VAT’s have a major flaw though that is ignored by anti-testing demagogues, but rarely addressed by supporters. The flaw is not with the VAT itself, but with how the tests are written.
VAT’s come from econometrics, the measure of the economy, where there is a common currency (such as the dollar, the euro, or the yen). A CEO may be evaluated thru a VAT by the board of directors: sure, the value of our company went up 26% under you, but if we look what we should have expected, it should have gone up 30%! VAT is an interesting way of forcing company executives to think long term: if you keep paying executives after you fire them based on a VAT, you can reward executives who were unfairly fired, and punish those who were unfairly kept on, without giving up the ability to rapidly hire and fire
But it is very rare for “common” tests to be used across grade levels. Tests for third graders do not measure “learning,” they typically measure “third grade proficiency.” Tests for fourth graders do not measure “learning,” they measure “fourth grade proficiency.” Thus it’s very hard to compare learning across levels using these tests.
For example, imagine a very good fifth-grader teacher who focuses on each individual student, Miss Smith. Miss Smith tailors instruction for each child. Whether a child is a year behind, at, or a year above grade level, the child gains two grade levels of knowledge under Miss Smith. What a great teacher!
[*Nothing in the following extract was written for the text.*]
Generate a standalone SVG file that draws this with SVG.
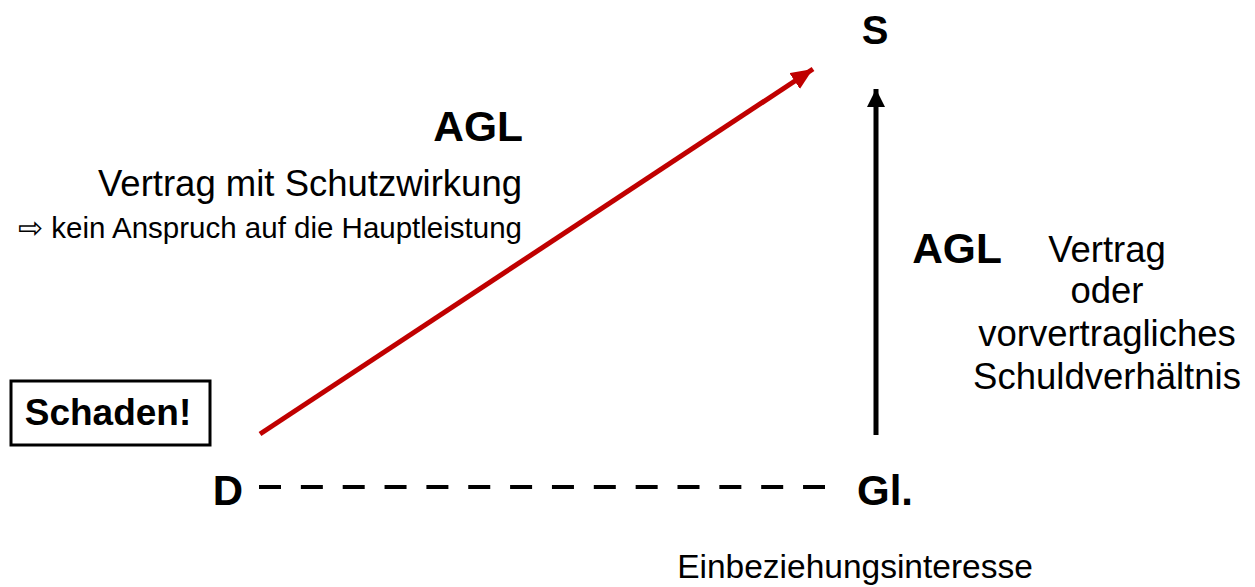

But the VAT model, if used with normal proficiency testing, will not show this. Take the student who was at a 1st grade level. Now that student is as a 3rd grade level. But many tests instead will accurately identify the student as far below grade level. Thus there may be no VAT model. (A bad teacher could have gamed the system, focusing on teaching a few superficial skills measured on the fifth grade tests, instead of helping the student develop across the board.) Likewise, a student who is now at the 7th grade level will till be accurately shown to be at or above grade level. Because a fifth-grade proficiency exam is not designed to measure 7th grade skills, the benefits this student gained from Miss Smith will not show up.
The VAT model is a big improvement on old models of testing. But when combined with inappropriate or archaic tests, VAT can provide deceptive results. Teacher advocates should focus on these, real, drawbacks of VAT-based teacher assessments so the assessments should be improved.